Two hundred yellow umbrellas are to be distributed to participants, who are also encouraged to bring their own to the annual event, Association of Taiwanese Students for the Democratization of China member Hsu Yu-ling (許鈺羚) said.
A large image of Tiananmen Square is to be put up at the site of the vigil and participants are encouraged to open yellow umbrellas in front of it as a symbol of resistance against China’s suppression of human rights, freedom and democracy, said the association, which is one of the event’s organizers.
“This year, we are holding up umbrellas to echo Hong Kongers’ call [for democracy],” said Yang Sen-hong (楊憲宏), head of the Taiwan Association for China Human Rights, another of the organizers. “Each year, the vigil not only commemorates the massacre, but serves as a reminder that the same viciousness is still taking place every day.”

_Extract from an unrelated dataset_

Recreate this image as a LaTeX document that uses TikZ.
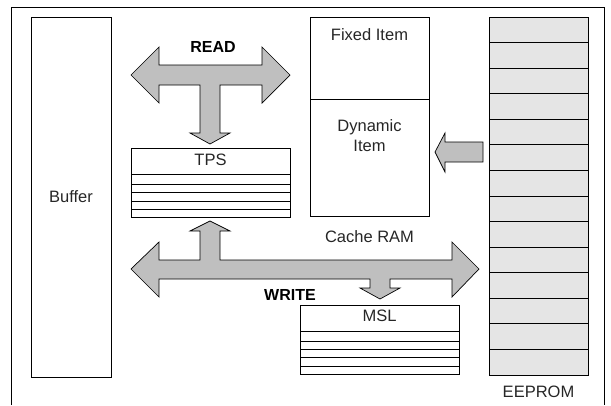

“We commemorate the Tiananmen incident not only for the past, but also for the future,” he said.
Participants are also to light candles to remember those who lost their lives in the 1989 incident.
Also at the event, support is to be expressed for political dissidents in China, including lawyer and rights activist Pu Zhiqiang (浦志強), activist Chen Yunfei (陳雲飛), writer Chen Xi (陳西) and journalist Gao Yu (高瑜), as well as for the Tiananmen Mothers, a group representing families of people killed in the massacre, Amnesty International Taiwan director Bo Tedards said.
Wang Dan (王丹), one of the student leaders in the Tiananmen protests, and Chinese writer and democracy activist Yu Jie (余杰), are to speak at the event, which will be held at National Chiang Kai-shek Memorial Hall, organizers said.
The event will conclude with the singing of We Shall Overcome, a protest song that became the unofficial anthem of the African-American civil rights movement.
The Tiananmen Square Massacre remains a taboo subject in China.
After weeks of pro-democracy protests in 1989, Chinese troops and tanks fired on civilians in the square on June 4. Estimates of the death toll range from several hundred to thousands.
More than 1,000 people joined a candlelight vigil in Taipei last year to mark the 25th anniversary of the massacre.